Records
* * * * * * *

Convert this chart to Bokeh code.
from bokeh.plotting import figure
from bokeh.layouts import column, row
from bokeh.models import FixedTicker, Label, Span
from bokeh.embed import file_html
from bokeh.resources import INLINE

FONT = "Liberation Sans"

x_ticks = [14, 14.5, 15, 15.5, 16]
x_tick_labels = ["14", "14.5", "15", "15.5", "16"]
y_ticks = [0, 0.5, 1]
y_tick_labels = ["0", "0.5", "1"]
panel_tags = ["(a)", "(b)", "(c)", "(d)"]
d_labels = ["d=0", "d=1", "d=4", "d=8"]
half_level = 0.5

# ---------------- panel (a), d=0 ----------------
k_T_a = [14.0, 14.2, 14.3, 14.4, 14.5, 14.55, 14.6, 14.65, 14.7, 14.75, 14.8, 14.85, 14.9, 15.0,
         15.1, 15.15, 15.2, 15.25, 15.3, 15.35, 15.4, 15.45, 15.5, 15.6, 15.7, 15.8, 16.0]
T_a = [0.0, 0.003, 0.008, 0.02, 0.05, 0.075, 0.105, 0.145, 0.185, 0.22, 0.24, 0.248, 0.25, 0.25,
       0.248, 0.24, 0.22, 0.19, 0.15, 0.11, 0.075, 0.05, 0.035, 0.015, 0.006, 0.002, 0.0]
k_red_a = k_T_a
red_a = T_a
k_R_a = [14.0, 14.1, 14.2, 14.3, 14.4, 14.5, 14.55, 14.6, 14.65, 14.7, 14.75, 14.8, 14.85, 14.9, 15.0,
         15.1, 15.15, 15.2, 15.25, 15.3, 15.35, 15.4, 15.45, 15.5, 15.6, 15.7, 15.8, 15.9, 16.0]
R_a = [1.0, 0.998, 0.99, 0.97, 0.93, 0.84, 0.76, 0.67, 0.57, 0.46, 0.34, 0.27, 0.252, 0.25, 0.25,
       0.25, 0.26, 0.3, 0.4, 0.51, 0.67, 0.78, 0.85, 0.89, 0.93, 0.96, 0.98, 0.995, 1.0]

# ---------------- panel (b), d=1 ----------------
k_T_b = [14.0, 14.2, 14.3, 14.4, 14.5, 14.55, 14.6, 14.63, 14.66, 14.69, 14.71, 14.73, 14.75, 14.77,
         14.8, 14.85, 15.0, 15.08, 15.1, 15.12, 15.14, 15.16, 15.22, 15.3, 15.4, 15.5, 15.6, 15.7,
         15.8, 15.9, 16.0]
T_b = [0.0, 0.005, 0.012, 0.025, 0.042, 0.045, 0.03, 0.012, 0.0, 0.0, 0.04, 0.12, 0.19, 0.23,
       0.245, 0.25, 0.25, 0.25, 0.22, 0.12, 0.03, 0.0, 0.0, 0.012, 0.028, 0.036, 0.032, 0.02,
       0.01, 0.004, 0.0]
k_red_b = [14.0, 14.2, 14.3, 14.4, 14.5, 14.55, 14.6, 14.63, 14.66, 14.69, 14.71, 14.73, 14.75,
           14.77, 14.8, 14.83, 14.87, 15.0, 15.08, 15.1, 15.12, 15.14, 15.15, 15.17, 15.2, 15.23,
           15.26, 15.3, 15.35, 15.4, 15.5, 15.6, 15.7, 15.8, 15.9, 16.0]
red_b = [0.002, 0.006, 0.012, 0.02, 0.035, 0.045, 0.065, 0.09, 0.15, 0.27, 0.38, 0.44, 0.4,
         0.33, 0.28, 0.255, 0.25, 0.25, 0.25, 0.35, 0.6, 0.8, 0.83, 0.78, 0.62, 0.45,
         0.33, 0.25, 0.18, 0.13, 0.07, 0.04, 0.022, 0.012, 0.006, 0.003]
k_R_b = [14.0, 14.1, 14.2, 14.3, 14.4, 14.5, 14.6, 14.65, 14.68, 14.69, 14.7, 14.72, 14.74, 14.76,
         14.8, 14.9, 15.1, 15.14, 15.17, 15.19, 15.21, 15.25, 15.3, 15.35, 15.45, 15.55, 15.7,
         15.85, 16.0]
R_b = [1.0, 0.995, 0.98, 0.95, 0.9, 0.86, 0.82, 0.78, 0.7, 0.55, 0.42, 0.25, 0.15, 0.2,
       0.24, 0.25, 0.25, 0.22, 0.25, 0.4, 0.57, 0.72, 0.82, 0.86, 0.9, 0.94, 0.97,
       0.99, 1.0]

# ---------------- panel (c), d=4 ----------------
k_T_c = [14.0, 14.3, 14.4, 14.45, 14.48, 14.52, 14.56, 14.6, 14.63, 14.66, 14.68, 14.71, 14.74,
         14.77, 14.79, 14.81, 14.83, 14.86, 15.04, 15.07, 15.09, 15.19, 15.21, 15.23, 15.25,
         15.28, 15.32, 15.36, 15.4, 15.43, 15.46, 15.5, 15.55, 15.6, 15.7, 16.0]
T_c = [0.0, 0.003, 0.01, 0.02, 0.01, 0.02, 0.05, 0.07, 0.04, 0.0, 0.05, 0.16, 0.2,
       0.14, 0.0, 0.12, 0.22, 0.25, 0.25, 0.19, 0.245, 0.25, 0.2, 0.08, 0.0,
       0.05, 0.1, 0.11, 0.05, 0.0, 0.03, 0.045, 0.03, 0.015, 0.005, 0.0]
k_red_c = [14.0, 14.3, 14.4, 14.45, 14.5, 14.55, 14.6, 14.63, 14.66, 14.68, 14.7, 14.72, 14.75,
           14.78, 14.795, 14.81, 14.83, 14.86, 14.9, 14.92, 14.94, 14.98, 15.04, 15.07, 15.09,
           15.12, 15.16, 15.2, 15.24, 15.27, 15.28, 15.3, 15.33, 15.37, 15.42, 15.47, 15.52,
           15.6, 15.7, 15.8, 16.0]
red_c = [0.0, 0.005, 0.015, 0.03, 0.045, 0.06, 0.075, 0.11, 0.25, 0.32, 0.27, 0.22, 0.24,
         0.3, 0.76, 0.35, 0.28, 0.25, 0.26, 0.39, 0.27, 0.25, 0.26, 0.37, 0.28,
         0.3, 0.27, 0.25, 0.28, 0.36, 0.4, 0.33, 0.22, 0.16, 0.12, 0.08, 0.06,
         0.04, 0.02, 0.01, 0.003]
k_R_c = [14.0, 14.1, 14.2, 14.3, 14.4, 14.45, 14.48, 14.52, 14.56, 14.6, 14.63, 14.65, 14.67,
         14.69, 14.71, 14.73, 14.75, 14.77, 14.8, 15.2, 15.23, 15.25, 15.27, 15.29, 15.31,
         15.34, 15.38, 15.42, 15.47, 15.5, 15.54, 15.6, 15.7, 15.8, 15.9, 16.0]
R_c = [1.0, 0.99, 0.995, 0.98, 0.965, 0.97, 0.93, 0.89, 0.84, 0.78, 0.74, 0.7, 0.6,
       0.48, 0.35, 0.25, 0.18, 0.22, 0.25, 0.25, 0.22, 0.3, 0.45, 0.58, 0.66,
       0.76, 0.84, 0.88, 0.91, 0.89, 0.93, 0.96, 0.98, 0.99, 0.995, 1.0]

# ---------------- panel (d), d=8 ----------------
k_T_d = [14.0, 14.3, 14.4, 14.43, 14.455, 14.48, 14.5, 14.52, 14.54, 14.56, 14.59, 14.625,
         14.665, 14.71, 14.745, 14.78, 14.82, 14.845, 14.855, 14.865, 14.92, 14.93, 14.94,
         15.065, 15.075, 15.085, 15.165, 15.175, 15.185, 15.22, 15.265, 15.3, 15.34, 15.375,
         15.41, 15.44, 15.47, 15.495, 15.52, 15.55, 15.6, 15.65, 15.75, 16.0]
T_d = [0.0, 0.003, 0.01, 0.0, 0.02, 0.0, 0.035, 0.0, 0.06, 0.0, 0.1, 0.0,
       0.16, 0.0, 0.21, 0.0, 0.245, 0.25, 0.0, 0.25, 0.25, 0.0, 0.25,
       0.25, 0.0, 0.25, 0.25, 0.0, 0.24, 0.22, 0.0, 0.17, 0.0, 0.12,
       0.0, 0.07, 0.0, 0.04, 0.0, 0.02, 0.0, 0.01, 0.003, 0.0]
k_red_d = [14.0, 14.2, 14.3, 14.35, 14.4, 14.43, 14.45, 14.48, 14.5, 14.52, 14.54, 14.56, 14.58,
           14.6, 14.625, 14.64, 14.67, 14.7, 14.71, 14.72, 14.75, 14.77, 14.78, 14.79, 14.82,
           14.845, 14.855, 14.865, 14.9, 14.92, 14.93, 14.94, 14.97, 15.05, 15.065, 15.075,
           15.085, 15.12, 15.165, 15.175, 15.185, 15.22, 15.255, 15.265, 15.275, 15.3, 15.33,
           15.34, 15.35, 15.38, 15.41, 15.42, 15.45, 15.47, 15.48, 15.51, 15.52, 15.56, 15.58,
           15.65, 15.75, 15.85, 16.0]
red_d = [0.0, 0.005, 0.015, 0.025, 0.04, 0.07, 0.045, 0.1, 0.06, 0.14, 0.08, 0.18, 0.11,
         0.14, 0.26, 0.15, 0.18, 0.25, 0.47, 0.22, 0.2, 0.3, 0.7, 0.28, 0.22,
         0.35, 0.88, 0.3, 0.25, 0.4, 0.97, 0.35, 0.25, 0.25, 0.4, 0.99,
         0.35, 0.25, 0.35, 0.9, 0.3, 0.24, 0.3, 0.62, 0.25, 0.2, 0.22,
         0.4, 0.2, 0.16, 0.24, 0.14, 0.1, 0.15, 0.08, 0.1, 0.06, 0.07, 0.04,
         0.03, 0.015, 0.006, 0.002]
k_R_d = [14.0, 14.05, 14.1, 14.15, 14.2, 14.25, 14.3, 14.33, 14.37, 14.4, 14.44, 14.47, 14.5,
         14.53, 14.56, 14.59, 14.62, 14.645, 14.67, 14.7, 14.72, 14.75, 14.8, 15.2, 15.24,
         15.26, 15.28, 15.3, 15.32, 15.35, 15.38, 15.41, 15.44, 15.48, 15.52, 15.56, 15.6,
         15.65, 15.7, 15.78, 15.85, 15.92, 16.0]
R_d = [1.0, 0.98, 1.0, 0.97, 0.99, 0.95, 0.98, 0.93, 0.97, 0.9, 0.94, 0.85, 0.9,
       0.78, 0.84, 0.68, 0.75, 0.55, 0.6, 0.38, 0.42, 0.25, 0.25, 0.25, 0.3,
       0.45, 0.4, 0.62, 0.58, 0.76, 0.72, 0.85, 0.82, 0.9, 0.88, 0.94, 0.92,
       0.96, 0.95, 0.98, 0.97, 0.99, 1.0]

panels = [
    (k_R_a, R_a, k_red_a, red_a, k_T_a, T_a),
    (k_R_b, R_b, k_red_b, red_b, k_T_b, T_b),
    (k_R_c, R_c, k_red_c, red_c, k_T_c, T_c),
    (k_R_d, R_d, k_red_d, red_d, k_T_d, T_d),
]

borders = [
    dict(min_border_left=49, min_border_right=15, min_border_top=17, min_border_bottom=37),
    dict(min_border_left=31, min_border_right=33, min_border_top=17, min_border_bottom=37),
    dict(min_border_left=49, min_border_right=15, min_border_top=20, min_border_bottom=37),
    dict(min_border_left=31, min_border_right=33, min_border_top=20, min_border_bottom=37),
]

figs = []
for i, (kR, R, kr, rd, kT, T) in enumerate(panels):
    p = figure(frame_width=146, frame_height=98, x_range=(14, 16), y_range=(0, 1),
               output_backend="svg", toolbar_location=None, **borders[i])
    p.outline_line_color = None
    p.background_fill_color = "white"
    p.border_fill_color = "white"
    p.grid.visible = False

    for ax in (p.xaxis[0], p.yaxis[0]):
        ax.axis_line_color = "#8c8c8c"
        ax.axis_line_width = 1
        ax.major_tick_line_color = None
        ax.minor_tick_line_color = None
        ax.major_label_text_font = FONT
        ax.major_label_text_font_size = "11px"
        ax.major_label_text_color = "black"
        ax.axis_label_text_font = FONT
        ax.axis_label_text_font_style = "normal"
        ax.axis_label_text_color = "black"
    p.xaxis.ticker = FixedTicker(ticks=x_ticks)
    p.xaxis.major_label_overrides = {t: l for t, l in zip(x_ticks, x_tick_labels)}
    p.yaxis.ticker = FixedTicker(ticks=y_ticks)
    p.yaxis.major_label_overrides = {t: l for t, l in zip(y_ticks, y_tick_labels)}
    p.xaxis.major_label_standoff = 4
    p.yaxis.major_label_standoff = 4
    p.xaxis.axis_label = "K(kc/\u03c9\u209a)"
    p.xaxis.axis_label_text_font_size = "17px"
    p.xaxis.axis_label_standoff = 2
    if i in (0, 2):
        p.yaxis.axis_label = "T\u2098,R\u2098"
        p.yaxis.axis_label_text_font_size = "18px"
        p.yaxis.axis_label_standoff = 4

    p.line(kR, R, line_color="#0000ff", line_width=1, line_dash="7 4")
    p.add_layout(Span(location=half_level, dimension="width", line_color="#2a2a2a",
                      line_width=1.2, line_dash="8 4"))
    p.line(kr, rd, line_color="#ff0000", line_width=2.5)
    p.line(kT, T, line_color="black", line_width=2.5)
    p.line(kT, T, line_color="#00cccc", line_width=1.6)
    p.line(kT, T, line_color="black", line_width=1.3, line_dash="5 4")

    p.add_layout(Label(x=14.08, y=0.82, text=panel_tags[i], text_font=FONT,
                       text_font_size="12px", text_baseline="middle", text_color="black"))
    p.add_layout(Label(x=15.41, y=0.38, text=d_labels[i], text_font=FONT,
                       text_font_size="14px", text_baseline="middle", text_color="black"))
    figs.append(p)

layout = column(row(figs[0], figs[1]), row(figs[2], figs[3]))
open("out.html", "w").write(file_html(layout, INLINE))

* * * * * * *

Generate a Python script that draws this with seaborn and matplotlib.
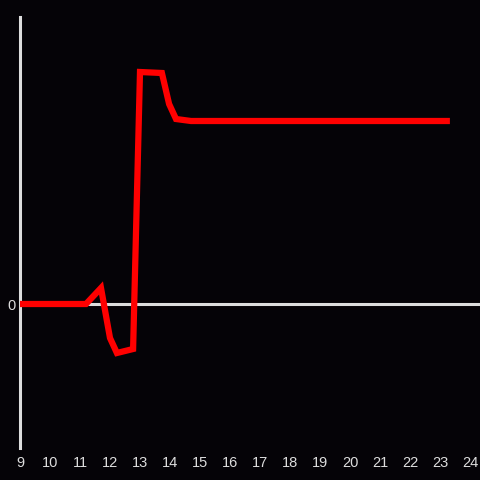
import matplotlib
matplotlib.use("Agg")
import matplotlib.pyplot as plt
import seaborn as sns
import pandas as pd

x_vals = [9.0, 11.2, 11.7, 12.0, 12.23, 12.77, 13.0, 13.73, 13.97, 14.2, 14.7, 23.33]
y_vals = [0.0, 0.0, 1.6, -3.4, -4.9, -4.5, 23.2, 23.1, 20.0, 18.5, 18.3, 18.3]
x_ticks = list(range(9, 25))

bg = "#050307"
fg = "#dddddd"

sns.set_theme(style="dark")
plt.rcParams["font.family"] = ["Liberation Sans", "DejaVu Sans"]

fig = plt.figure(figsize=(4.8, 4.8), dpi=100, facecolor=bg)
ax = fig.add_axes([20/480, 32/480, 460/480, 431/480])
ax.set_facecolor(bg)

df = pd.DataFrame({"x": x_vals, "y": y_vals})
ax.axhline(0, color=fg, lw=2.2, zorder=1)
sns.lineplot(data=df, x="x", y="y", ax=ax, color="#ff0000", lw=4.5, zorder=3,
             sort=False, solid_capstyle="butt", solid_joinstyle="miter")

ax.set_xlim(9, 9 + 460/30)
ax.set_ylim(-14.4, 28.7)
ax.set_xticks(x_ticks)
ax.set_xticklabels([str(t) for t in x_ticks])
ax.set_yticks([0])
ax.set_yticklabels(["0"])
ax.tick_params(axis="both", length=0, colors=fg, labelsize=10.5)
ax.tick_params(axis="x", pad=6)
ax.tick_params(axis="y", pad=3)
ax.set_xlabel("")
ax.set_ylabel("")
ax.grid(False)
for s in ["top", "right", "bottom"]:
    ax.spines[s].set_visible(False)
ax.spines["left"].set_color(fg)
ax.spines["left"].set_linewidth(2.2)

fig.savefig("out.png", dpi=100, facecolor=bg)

* * * * * * *

= GIVEN INSTRUCTION =
All lines that include "this" are to be gathered and copied.

= ANSWER IN FULL =
Convert this chart to Bokeh code.
Generate a Python script that draws this with seaborn and matplotlib.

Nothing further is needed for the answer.